Com efeito, o artigo 124º do CPPT, subsidiariamente aplicável por força do disposto no artigo 29º, nº 1, alínea a)  do RJAT , ao estabelecer uma ordem de conhecimento de vícios, pressupõe que, julgado procedente um vício que assegura a eficaz tutela dos direitos dos impugnante, não é necessário conhecer dos restantes, pois, se fosse sempre necessário apreciar todos os vícios imputados ao acto impugnado, seria indiferente a ordem do seu conhecimento.

Fica assim prejudicado o conhecimento de outros vícios invocados pela Requerente, deixando-se nota que o tribunal arbitral tributário, é materialmente incompetente para determinar ou fixar qualquer pedido de prestação de caução por meio de garantia bancária, face ao disposto nos artigos 2º e 10º do RJAT e Portaria nº 112-A/2011, de 2 de Março.

 

DECISÃO

Face ao que vem de dizer-se, decide este tribunal:

i -julgar procedente o pedido de pronúncia arbitral declarando-se a ilegalidade e consequente, anulação do acto de liquidação adicional de IVA, nº 2020..., no montante de 14.489,35 €, com data de 2020-08-18,

ii - condenar a Autoridade Tributária e Aduaneira no pagamento das custas do processo.

 

V.VALOR DO PROCESSO

De conformidade ao estabelecido nos artigos 296º, nºs 1 e 2 do Código de Processo Civil, aprovado pela Lei nº 46/2013, de 26 de Junho, 97º-A, alínea a) do Código de Procedimento e de Processo Tributário, e artigo 3º, nº 2 do Regulamento de Custas nos Processos de Arbitragem Tributária, fixa-se ao processo o valor de 14.489,35 € (catorze mil quatrocentos e oitenta e nove euros e trinta e cinco cêntimos).

 

VI. CUSTAS

Nos termos do disposto nos artigos 12º, nº 1, 22º, nº 4 do RJTA, e artigos 3º e 4º do Regulamento de Custas nos Processos de Arbitragem, e Tabela I a este anexa, fixa-se o montante de custas em 918,00 € (novecentos e dezoito euros).

 

NOTIFIQUE-SE as partes, bem como o Ministério Público.
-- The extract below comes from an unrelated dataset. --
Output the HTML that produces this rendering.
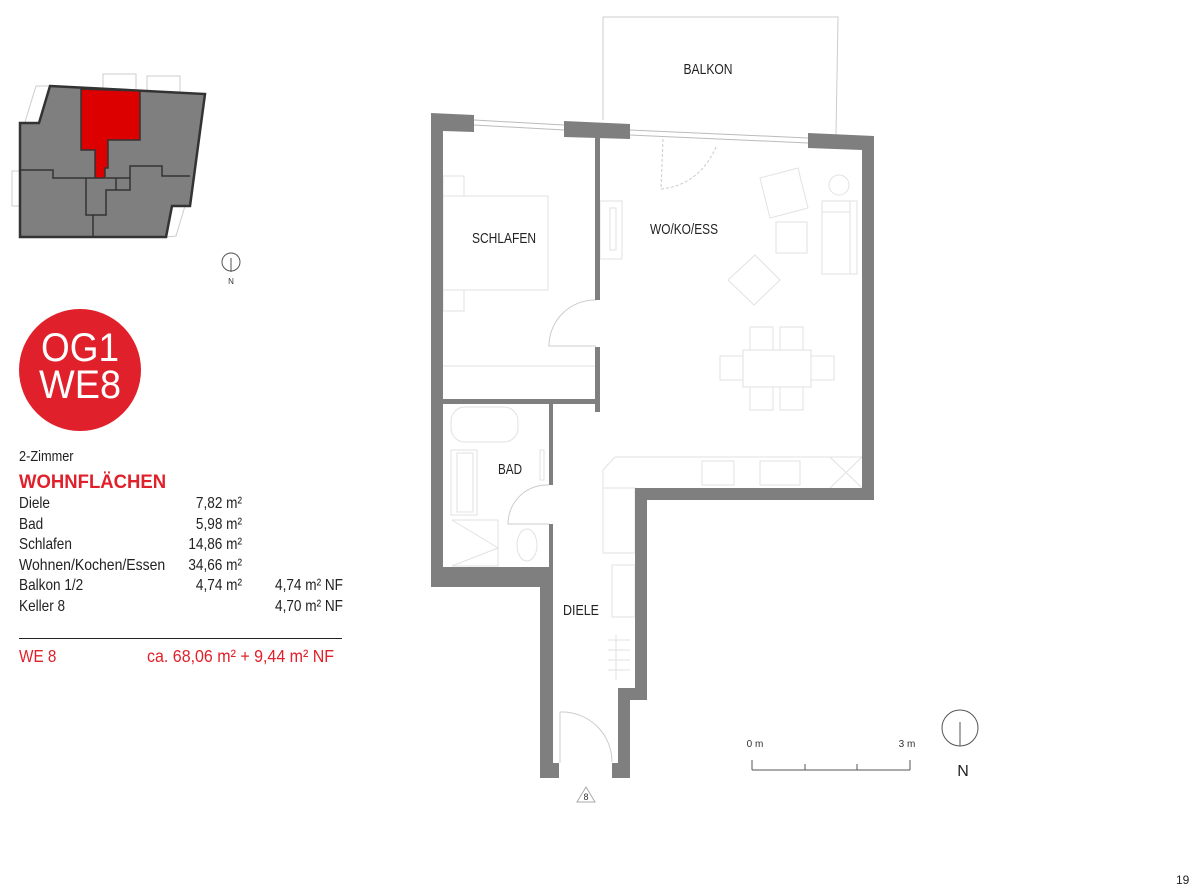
<!DOCTYPE html>
<html><head><meta charset="utf-8"><style>
html,body{margin:0;padding:0;background:#fff}
svg{display:block}
text{font-family:"Liberation Sans",sans-serif}
</style></head><body>
<svg width="1200" height="893" viewBox="0 0 1200 893" xmlns="http://www.w3.org/2000/svg">
<!-- keyplan -->
<g fill="none" stroke="#ccc" stroke-width="1">
<rect x="103" y="74" width="33" height="16"/><rect x="147" y="76" width="33" height="16"/>
<path d="M50,86 L36,86 L25,122"/><rect x="12" y="171" width="10" height="35"/>
<path d="M172,206 L185,206 L176,236 L166,237"/>
</g>
<polygon points="50,86 205,94 190,206 172,206 166,237 20,237 20,123 39,123" fill="#7f7f7f" stroke="#333" stroke-width="2.5"/>
<polygon points="81,89 140,91 140,140 108,140 108,168 105,168 105,178 95,178 95,150 81,150" fill="#dd0000" stroke="#333" stroke-width="1.5"/>
<g fill="none" stroke="#333" stroke-width="1.5">
<path d="M20,170 L53,170 L53,178 L95,178"/>
<path d="M86,178 L86,215 L106,215 L106,190 L130,190 L130,166 L162,166 L162,176 L190,176"/>
<path d="M116,178 L116,190 M106,178 L130,178"/>
<path d="M93,215 L93,237"/>
</g>
<circle cx="231" cy="262" r="9" fill="none" stroke="#555" stroke-width="1"/>
<line x1="231" y1="258" x2="231" y2="272" stroke="#555"/>
<text x="231" y="284" font-size="8" text-anchor="middle" fill="#333">N</text>

<!-- badge -->
<circle cx="80" cy="370" r="61" fill="#e0202a"/>
<text x="80" y="361" font-size="40" fill="#fff" text-anchor="middle" textLength="78" lengthAdjust="spacingAndGlyphs">OG1</text>
<text x="80" y="398" font-size="40" fill="#fff" text-anchor="middle" textLength="82" lengthAdjust="spacingAndGlyphs">WE8</text>

<!-- table -->
<g transform="scale(0.85,1)">
<g font-size="16" fill="#222">
<text x="22.4" y="461" font-size="15">2-Zimmer</text>
<text x="22.4" y="488" font-size="19" font-weight="bold" fill="#e0202a" textLength="173" lengthAdjust="spacingAndGlyphs">WOHNFLÄCHEN</text>
<text x="22.4" y="508">Diele</text><text x="284.7" y="508" text-anchor="end">7,82 m²</text>
<text x="22.4" y="529">Bad</text><text x="284.7" y="529" text-anchor="end">5,98 m²</text>
<text x="22.4" y="549">Schlafen</text><text x="284.7" y="549" text-anchor="end">14,86 m²</text>
<text x="22.4" y="570" textLength="172" lengthAdjust="spacingAndGlyphs">Wohnen/Kochen/Essen</text><text x="284.7" y="570" text-anchor="end">34,66 m²</text>
<text x="22.4" y="590">Balkon 1/2</text><text x="284.7" y="590" text-anchor="end">4,74 m²</text><text x="403.5" y="590" text-anchor="end">4,74 m² NF</text>
<text x="22.4" y="611">Keller 8</text><text x="403.5" y="611" text-anchor="end">4,70 m² NF</text>
</g>
<text x="22.4" y="662" font-size="18" fill="#e0202a">WE 8</text>
<text x="393" y="662" font-size="18" fill="#e0202a" text-anchor="end" textLength="220" lengthAdjust="spacingAndGlyphs">ca. 68,06 m² + 9,44 m² NF</text>
</g>
<line x1="19" y1="638.5" x2="342" y2="638.5" stroke="#222" stroke-width="1"/>

<!-- balcony -->
<path d="M603,17 L603,120 M603,17 L838,17 L836,135" fill="none" stroke="#ccc" stroke-width="1"/>
<text x="708" y="74" font-size="15" text-anchor="middle" fill="#222" textLength="49" lengthAdjust="spacingAndGlyphs">BALKON</text>

<!-- windows -->
<g stroke="#bbb" stroke-width="1" fill="none">
<path d="M474,120 L564,125 M474,125 L564,130"/>
<path d="M630,130 L808,138 M630,135 L808,143"/>
</g>
<!-- furniture light -->
<g stroke="#e2e2e2" stroke-width="1" fill="none">
<path d="M663,139 L661,189 Q700,185 717,145" stroke-dasharray="3,2" stroke="#ccc"/>
<rect x="443" y="176" width="21" height="20"/><rect x="443" y="196" width="105" height="94"/><rect x="443" y="290" width="21" height="21"/>
<line x1="443" y1="366" x2="595" y2="366"/>
<rect x="600" y="201" width="22" height="58"/><rect x="610" y="208" width="6" height="42"/>
<polygon points="760,178 798,168 808,208 770,218"/><circle cx="839" cy="185" r="10"/>
<rect x="822" y="201" width="35" height="73"/><line x1="822" y1="212" x2="850" y2="212"/><line x1="850" y1="201" x2="850" y2="274"/>
<rect x="776" y="222" width="31" height="31"/>
<polygon points="728,280 755,255 780,280 754,305"/>
<rect x="743" y="350" width="68" height="37"/>
<rect x="750" y="327" width="23" height="23"/><rect x="780" y="327" width="23" height="23"/>
<rect x="750" y="387" width="23" height="23"/><rect x="780" y="387" width="23" height="23"/>
<rect x="720" y="356" width="23" height="24"/><rect x="811" y="356" width="23" height="24"/>
<path d="M603,488 L603,470 L615,457 L862,457"/><rect x="702" y="461" width="32" height="24"/><rect x="760" y="461" width="40" height="24"/>
<path d="M830,457 L862,488 M862,457 L830,488"/>
<rect x="603" y="488" width="32" height="65"/><rect x="612" y="565" width="23" height="52"/>
<path d="M608,640 L630,640 M608,650 L630,650 M608,660 L630,660 M608,670 L630,670 M616,635 L616,680"/>
<rect x="451" y="407" width="67" height="35" rx="14"/><rect x="451" y="450" width="26" height="65"/><rect x="457" y="453" width="16" height="59"/>
<rect x="540" y="450" width="4" height="30"/>
<path d="M452,520 L498,520 L498,566 L452,566 M452,520 L498,548 L452,566"/>
<ellipse cx="527" cy="545" rx="10" ry="16"/>
</g>
<!-- doors -->
<g stroke="#ccc" stroke-width="1" fill="none">
<path d="M596,300 A46,46 0 0 0 549,346 L596,346"/>
<path d="M549,485 A39,39 0 0 0 508,524 L549,524"/>
<path d="M560,712 A50,50 0 0 1 612,762"/><line x1="560" y1="712" x2="560" y2="763"/>
</g>

<!-- walls -->
<g fill="#7f7f7f">
<polygon points="431,113 474,115 474,132 443,131 443,399 431,399"/>
<polygon points="564,121 630,124 630,139 564,137"/>
<polygon points="808,133 874,136 874,500 647,500 647,700 630,700 630,778 612,778 612,763 618,763 618,688 635,688 635,488 862,488 862,150 808,148"/>
<rect x="595" y="137" width="5" height="163"/>
<rect x="595" y="347" width="5" height="65"/>
<rect x="431" y="399" width="12" height="188"/>
<rect x="443" y="399" width="157" height="5"/>
<rect x="549" y="404" width="4" height="81"/>
<rect x="549" y="524" width="4" height="43"/>
<rect x="431" y="567" width="122" height="20"/>
<rect x="540" y="567" width="13" height="211"/>
<rect x="540" y="763" width="19" height="15"/>
</g>

<!-- room labels -->
<g font-size="15" fill="#222" text-anchor="middle">
<text x="504" y="243" textLength="64" lengthAdjust="spacingAndGlyphs">SCHLAFEN</text>
<text x="684" y="234" textLength="68" lengthAdjust="spacingAndGlyphs">WO/KO/ESS</text>
<text x="510" y="474" textLength="24" lengthAdjust="spacingAndGlyphs">BAD</text>
<text x="581" y="615" textLength="36" lengthAdjust="spacingAndGlyphs">DIELE</text>
</g>
<polygon points="577,802 586,787 595,802" fill="none" stroke="#aaa"/>
<text x="586" y="800" font-size="9" text-anchor="middle" fill="#333">8</text>

<!-- scale -->
<text x="755" y="747" font-size="10" text-anchor="middle" fill="#333">0 m</text>
<text x="907" y="747" font-size="10" text-anchor="middle" fill="#333">3 m</text>
<g stroke="#555" stroke-width="1">
<line x1="752" y1="770" x2="910" y2="770"/>
<line x1="752" y1="760" x2="752" y2="770"/><line x1="805" y1="764" x2="805" y2="770"/><line x1="857" y1="764" x2="857" y2="770"/><line x1="910" y1="760" x2="910" y2="770"/>
</g>
<circle cx="960" cy="728" r="18" fill="none" stroke="#555"/>
<line x1="960" y1="722" x2="960" y2="746" stroke="#555"/>
<text x="963" y="776" font-size="16" text-anchor="middle" fill="#222">N</text>
<text x="1176" y="884" font-size="12" fill="#222">19</text>
</svg>
</body></html>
Texto elaborado em computador, nos termos do disposto no artigo 131º do Código de Processo Civil, aplicável por remissão do artigo 29º, nº 1, alínea e) do Regime Jurídico da Arbitragem Tributária, com versos em branco, e revisto pelo árbitro.

 

[A redaçcão da presente decisão rege-se pela grafia anterior ao Acordo Ortográfico de 1990, excepto no que respeita às transcrições efectuadas em que se manteve a grafia do original].